On a stormy night in Amsterdam, banker Martin Ijsbreker is killed by a sniper as he sits by an open window at his home along the Binnenkant Canal. Three junkies then enter Ijsbreker's house, arrange his death to look like suicide and steal valuables for which they will be paid in heroin. The next day the addicts are found dead of overdoses in a houseboat on the Binnenkant, and Chief Inspector Halba, in charge of the Murder Brigade while his superior, the commissaris, is on holiday, dismisses their deaths as accidental. The commissaris and his trusted subordinates, Adjutant Grijpstra and Sergeant de Gier, heroes of van de Wetering's superlative Dutch crime series (Outsider in Amsterdam, The Rattle-Rat, etc.), suspect that the four deaths on the canal are linked, especially since Ijsbreker had been an officer at the Banque du Credit and connected to its nefarious affiliate, the Society for Help Abroad, both run by evil Willem Fernandus. But the virtuous trimuvirate are ordered off the case and relieved of their duties by Amsterdam's corrupt chief of police. How can they catch a gang of murderous criminals when, as de Gier says, "We're the only good guys left"? Happily, they manage to, in a fast-moving story that combines action, detection, satire, Zen philosophy and pure fun, and shows van de Wetering to be at the top of his form.
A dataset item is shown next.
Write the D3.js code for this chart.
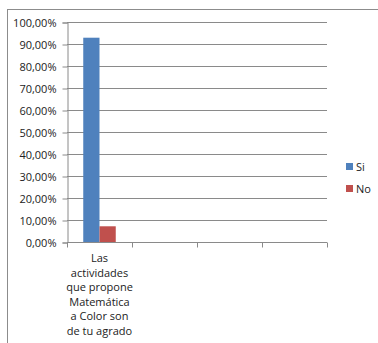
<!DOCTYPE html>
<html>
<head>
<meta charset="utf-8">
<script src="https://cdn.jsdelivr.net/npm/d3@7"></script>
<style>
  body { margin: 0; background: #fff; }
  text { font-family: "Open Sans", "DejaVu Sans", sans-serif; fill: #222; }
</style>
</head>
<body>
<div id="chart"></div>
<script>
// data
let categories = ["Las actividades que propone Matemática a Color son de tu agrado", "", "", ""];
let seriesNames = ["Si", "No"];
let siValues = [0.9286, null, null, null];
let noValues = [0.0714, null, null, null];
let yTicks = [0, 0.1, 0.2, 0.3, 0.4, 0.5, 0.6, 0.7, 0.8, 0.9, 1.0];
let labelLines = ["Las", "actividades", "que propone", "Matemática", "a Color son", "de tu agrado"];
let colors = ["#4F81BD", "#C0504D"];

let width = 378, height = 343;
let margin = {top: 22, left: 67, right: 51, bottom: 101};

let svg = d3.select("#chart").append("svg")
    .attr("width", width)
    .attr("height", height);

// outer frame
svg.append("rect")
    .attr("x", 7.5).attr("y", 9.5)
    .attr("width", 380).attr("height", 340)
    .attr("fill", "none")
    .attr("stroke", "#8c8c8c");

let x = d3.scaleBand()
    .domain(d3.range(categories.length))
    .range([margin.left, width - margin.right])
    .paddingInner(0).paddingOuter(0);

let y = d3.scaleLinear()
    .domain([0, 1])
    .range([height - margin.bottom, margin.top]);

let fmt = d => d3.format(".2f")(d * 100).replace(".", ",") + "%";

// gridlines
svg.append("g")
    .selectAll("line")
    .data(yTicks.filter(d => d > 0))
    .enter().append("line")
    .attr("x1", margin.left)
    .attr("x2", width - margin.right)
    .attr("y1", d => Math.round(y(d)) + 0.5)
    .attr("y2", d => Math.round(y(d)) + 0.5)
    .attr("stroke", "#8a8a8a");

// y axis
let yAxis = svg.append("g")
    .attr("transform", `translate(${margin.left + 0.5}, 0.5)`)
    .call(d3.axisLeft(y).tickValues(yTicks).tickFormat(fmt).tickSize(5).tickPadding(6));
yAxis.selectAll("path, line").attr("stroke", "#8a8a8a");
yAxis.selectAll("text")
    .style("font-size", "11px")
    .style("font-family", "'Open Sans', sans-serif")
    .attr("fill", "#222");

// bars
let sub = d3.scaleBand()
    .domain(seriesNames)
    .range([0, x.bandwidth()])
    .paddingInner(0)
    .paddingOuter(1);

let seriesData = [siValues, noValues];
seriesData.forEach((vals, si) => {
    svg.append("g")
        .selectAll("rect")
        .data(vals.map((v, i) => ({i: i, v: v})).filter(d => d.v != null))
        .enter().append("rect")
        .attr("x", d => x(d.i) + sub(seriesNames[si]))
        .attr("y", d => y(d.v))
        .attr("width", sub.bandwidth())
        .attr("height", d => y(0) - y(d.v))
        .attr("fill", colors[si]);
});

// x axis
let xAxis = svg.append("g")
    .attr("transform", `translate(0, ${Math.round(y(0)) + 0.5})`);
xAxis.append("line")
    .attr("x1", margin.left).attr("x2", width - margin.right)
    .attr("stroke", "#8a8a8a");
xAxis.selectAll(".tick")
    .data(d3.range(categories.length + 1))
    .enter().append("line")
    .attr("x1", d => Math.round(margin.left + d * x.bandwidth()) + 0.5)
    .attr("x2", d => Math.round(margin.left + d * x.bandwidth()) + 0.5)
    .attr("y1", 0).attr("y2", 5)
    .attr("stroke", "#8a8a8a");

// category label
let lbl = svg.append("text")
    .attr("text-anchor", "middle")
    .style("font-size", "11px");
lbl.selectAll("tspan")
    .data(labelLines)
    .enter().append("tspan")
    .attr("x", x(0) + x.bandwidth() / 2)
    .attr("y", (d, i) => 262 + i * 14.6)
    .text(d => d);

// legend
let legend = svg.append("g")
    .attr("transform", "translate(346, 160)");
seriesNames.forEach((name, i) => {
    legend.append("rect")
        .attr("x", 0).attr("y", i * 22 + 3)
        .attr("width", 7).attr("height", 7)
        .attr("fill", colors[i]);
    legend.append("text")
        .attr("x", 10).attr("y", i * 22 + 11)
        .style("font-size", "11px")
        .text(name);
});
</script>
</body>
</html>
About Janwillem Van De Wetering
Janwillem van de Wetering (1931–2008) was born and raised in Rotterdam, but lived most recently in Surry, Maine. He served as a member of the Amsterdam Special Constabulary and was once a Zen Buddhist monk. He is renowned for his detective fiction, including Outsider in Amsterdam, The Corpse on the Dike, The Japanese Corpse, and eleven other books in the Grijpstra and de Gier series.
Praise for Hard Rain
"Good thrillers are necessarily about good versus evil, but hardly any thrillers try to explore the philosophical nature of either one . . . A couple of attending virtues make Janwillem van de Wetering's new novel more than a routine case of venality and violence. One is a world-weary humor . . . the other is an exploration of a good guy's ethic and a bad guy's ethos."
—Los Angeles Times
"One of the more fetching outings for van de Wetering's offbeat Amsterdam cops—offering a leisurely, whimsical mixture of resourceful action, psychological confrontation, and philosophical repartee . . . An engaging excursion, dark-edged yet oddly lighthearted."